**AVAILABLE DATA:**
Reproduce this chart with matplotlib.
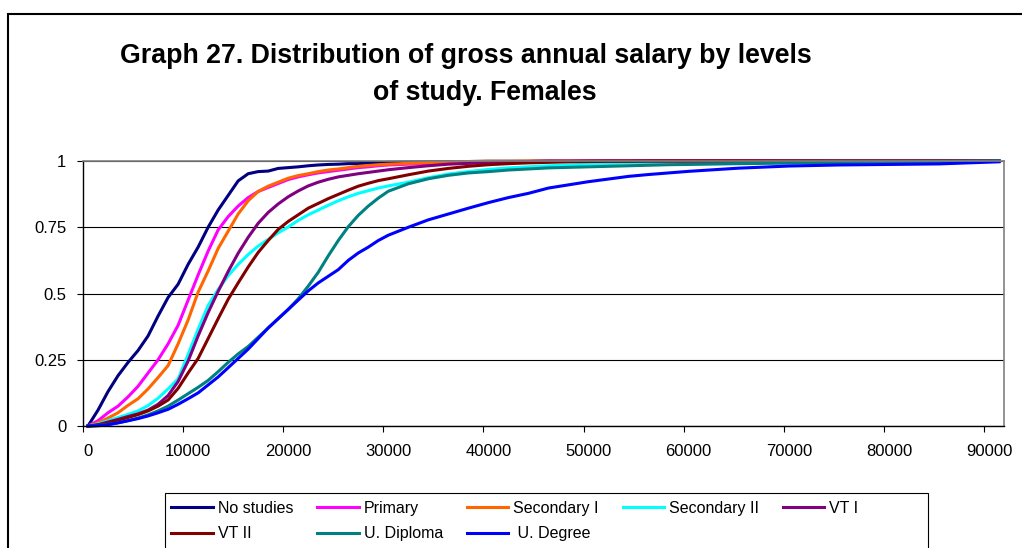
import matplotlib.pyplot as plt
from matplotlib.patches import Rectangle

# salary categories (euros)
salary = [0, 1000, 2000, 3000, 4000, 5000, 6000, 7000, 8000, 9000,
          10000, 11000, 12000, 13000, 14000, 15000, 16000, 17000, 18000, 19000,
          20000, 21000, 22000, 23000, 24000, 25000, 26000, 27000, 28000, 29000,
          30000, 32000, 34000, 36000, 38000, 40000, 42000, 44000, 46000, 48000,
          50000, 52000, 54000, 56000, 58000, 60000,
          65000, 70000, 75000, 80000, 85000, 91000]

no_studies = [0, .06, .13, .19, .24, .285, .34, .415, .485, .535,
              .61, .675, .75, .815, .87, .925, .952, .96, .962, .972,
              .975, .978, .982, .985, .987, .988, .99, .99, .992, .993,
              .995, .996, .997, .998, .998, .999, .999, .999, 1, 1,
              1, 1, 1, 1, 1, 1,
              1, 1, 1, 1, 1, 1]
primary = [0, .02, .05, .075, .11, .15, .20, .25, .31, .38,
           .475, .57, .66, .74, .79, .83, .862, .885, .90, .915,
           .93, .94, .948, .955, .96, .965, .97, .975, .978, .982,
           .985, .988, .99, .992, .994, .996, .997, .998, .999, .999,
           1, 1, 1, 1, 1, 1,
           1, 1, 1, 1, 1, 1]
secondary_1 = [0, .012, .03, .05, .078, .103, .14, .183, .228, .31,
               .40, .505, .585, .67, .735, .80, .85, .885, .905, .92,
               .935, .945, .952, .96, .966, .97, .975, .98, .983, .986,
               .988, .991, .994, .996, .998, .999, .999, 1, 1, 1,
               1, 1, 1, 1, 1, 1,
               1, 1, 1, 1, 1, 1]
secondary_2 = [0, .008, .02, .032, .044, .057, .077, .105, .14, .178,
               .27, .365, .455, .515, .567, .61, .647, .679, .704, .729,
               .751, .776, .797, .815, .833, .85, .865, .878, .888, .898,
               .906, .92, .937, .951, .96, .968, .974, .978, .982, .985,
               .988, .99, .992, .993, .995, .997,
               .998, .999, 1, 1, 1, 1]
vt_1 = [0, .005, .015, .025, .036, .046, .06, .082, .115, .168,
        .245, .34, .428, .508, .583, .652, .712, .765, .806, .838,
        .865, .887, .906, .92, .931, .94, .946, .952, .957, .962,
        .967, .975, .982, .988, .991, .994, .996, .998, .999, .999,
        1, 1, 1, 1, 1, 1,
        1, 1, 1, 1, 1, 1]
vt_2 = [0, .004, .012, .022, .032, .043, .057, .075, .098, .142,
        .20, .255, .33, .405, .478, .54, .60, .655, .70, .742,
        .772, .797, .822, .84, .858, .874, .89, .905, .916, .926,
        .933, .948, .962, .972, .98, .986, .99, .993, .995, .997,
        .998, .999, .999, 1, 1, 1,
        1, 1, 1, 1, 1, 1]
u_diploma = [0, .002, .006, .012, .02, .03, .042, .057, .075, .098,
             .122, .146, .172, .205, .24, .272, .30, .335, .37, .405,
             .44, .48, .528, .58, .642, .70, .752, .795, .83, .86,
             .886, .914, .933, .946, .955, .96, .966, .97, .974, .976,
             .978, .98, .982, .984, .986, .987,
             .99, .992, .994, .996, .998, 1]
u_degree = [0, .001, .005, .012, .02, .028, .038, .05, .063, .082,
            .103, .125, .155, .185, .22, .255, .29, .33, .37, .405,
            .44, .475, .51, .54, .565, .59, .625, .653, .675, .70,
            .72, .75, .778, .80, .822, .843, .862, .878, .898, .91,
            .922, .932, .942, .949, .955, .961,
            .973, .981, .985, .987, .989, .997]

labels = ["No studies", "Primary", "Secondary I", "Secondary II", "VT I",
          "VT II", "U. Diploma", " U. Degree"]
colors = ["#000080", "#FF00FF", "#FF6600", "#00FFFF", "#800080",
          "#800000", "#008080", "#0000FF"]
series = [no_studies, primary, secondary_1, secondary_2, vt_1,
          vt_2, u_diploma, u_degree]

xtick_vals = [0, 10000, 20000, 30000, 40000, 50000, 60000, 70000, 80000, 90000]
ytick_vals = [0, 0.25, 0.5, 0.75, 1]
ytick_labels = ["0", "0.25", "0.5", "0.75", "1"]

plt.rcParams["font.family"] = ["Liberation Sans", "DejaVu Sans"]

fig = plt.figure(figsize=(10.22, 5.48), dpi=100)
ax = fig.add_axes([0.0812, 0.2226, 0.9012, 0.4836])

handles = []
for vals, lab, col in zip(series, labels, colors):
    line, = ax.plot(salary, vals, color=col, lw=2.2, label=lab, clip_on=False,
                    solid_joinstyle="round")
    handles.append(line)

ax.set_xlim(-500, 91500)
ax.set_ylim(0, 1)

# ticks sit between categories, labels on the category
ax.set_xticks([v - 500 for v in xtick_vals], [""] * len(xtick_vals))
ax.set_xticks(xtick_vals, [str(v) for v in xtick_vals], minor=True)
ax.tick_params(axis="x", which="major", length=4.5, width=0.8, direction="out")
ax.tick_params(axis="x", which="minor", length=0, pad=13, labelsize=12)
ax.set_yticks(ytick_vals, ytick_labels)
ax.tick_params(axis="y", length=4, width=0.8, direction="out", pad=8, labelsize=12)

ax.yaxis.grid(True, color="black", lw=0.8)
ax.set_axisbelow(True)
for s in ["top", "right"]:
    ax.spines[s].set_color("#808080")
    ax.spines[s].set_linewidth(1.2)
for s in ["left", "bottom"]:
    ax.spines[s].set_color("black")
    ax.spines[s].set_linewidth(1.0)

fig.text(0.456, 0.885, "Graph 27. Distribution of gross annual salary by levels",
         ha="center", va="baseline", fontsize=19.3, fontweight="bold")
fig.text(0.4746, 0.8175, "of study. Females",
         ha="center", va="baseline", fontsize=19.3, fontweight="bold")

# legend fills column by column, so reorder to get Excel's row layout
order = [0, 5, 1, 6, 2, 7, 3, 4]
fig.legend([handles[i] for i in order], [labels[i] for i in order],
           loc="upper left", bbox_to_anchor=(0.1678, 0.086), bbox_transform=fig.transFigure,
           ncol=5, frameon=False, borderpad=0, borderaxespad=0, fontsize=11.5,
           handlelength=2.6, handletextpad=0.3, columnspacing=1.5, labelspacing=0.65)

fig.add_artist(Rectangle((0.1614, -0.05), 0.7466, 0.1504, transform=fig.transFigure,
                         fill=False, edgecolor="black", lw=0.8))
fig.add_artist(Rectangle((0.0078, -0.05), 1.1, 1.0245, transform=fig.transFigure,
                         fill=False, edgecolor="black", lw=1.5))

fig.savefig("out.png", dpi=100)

**PROBLEM STATEMENT:** Up to and including the line containing "65000, 70000, 75000, 80000, 85000, 91000]", repeat every line from the start of the data, but none of the pictures.

**SOLUTION FOR THIS PROBLEM:**
Reproduce this chart with matplotlib.
import matplotlib.pyplot as plt
from matplotlib.patches import Rectangle

# salary categories (euros)
salary = [0, 1000, 2000, 3000, 4000, 5000, 6000, 7000, 8000, 9000,
          10000, 11000, 12000, 13000, 14000, 15000, 16000, 17000, 18000, 19000,
          20000, 21000, 22000, 23000, 24000, 25000, 26000, 27000, 28000, 29000,
          30000, 32000, 34000, 36000, 38000, 40000, 42000, 44000, 46000, 48000,
          50000, 52000, 54000, 56000, 58000, 60000,
          65000, 70000, 75000, 80000, 85000, 91000]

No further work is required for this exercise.